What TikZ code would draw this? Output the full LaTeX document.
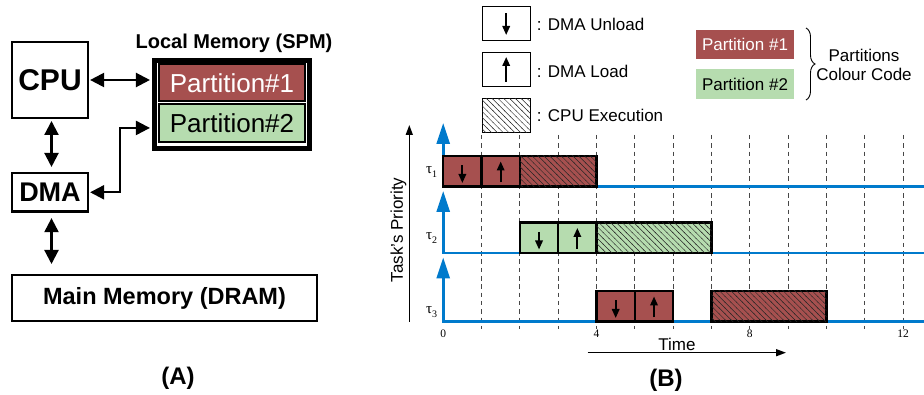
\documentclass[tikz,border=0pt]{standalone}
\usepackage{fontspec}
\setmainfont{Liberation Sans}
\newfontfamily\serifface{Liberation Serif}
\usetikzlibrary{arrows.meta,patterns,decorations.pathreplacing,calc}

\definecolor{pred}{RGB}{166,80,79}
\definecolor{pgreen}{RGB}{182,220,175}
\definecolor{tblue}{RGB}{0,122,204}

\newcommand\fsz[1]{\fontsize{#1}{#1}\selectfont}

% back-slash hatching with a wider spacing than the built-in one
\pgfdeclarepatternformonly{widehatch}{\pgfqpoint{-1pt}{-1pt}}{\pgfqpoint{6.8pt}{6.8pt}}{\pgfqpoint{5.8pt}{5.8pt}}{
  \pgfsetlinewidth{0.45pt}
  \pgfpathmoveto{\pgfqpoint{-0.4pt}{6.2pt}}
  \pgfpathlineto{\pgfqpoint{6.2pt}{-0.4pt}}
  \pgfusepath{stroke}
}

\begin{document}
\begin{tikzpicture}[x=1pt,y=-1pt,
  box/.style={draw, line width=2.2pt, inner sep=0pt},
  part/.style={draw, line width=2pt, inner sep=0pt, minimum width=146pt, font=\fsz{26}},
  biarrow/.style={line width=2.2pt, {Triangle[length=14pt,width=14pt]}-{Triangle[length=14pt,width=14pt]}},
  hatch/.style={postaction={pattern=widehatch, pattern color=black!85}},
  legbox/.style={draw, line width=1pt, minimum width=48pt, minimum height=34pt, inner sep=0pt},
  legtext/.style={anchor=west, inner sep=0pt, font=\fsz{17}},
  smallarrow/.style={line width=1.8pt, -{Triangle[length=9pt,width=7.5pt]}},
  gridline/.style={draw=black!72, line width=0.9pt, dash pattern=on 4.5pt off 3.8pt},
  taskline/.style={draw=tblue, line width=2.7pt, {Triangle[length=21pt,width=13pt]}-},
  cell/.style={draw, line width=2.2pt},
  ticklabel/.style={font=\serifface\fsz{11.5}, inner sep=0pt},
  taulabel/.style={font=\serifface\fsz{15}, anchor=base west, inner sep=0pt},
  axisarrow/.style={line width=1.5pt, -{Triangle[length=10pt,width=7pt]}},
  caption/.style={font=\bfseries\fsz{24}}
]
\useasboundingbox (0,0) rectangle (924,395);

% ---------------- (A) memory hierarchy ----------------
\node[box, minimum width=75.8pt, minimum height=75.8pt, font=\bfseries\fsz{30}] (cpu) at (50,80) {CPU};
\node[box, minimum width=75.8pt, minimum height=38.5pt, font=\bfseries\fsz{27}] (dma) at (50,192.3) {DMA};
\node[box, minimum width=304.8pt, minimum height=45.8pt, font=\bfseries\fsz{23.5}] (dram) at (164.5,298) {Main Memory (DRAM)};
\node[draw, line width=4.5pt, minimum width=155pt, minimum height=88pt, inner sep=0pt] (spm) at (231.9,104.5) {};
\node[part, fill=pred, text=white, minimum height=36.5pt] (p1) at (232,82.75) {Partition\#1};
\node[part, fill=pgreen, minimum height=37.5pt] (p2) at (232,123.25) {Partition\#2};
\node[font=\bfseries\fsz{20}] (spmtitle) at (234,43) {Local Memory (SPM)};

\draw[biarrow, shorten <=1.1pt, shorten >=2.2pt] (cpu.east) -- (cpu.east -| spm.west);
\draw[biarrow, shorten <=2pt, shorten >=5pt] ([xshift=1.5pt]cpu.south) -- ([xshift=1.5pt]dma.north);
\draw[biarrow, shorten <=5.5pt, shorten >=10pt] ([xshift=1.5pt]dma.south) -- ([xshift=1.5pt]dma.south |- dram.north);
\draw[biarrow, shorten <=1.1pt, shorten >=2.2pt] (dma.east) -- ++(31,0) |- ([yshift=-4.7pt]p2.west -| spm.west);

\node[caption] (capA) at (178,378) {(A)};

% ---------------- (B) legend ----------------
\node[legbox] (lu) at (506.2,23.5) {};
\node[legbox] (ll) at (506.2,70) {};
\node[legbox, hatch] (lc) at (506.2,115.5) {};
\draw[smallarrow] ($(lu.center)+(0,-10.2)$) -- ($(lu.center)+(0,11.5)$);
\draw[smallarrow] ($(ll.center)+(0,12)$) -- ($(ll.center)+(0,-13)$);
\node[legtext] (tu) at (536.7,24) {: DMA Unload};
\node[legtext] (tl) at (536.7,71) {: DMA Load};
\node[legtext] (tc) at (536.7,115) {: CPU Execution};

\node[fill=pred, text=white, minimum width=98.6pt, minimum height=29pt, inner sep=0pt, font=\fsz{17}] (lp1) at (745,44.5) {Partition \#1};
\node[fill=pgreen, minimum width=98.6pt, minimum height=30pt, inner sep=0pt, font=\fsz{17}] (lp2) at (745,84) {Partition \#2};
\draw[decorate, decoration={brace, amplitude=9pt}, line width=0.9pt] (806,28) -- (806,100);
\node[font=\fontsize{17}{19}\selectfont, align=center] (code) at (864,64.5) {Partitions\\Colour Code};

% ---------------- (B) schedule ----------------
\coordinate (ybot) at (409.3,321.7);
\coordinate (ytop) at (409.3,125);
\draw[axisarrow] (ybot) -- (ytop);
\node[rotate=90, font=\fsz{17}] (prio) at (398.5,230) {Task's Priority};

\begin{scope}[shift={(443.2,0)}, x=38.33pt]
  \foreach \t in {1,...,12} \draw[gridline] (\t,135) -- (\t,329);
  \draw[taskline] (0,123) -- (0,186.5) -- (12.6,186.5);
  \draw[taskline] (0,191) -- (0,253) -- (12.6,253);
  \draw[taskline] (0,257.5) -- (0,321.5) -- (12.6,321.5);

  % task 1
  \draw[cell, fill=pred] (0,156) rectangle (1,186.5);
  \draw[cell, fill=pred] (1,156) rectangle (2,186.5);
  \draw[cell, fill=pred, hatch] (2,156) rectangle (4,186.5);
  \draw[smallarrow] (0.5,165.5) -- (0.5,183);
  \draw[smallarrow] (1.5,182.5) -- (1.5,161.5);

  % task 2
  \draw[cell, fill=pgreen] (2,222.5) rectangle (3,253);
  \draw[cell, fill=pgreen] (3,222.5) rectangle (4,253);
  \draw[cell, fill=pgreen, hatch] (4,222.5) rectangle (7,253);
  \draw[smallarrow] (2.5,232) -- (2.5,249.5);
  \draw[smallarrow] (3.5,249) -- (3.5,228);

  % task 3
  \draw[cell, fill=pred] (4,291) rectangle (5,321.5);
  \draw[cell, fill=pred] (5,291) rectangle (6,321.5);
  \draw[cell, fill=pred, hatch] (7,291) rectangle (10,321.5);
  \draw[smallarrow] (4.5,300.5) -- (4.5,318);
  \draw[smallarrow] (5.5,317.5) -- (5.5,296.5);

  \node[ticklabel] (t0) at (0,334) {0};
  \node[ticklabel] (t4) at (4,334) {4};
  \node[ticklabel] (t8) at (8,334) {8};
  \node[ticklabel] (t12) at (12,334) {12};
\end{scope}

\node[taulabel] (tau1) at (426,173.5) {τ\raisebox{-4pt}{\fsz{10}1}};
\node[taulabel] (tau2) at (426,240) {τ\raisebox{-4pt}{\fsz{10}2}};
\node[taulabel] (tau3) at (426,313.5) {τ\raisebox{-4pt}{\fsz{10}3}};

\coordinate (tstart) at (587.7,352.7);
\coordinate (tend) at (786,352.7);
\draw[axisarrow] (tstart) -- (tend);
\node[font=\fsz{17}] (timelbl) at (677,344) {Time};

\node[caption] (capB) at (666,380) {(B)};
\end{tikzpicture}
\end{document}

## Written exercise
Pick out the lines containing the string "code".

## Output for this task
What TikZ code would draw this? Output the full LaTeX document.
\node[font=\fontsize{17}{19}\selectfont, align=center] (code) at (864,64.5) {Partitions\\Colour Code};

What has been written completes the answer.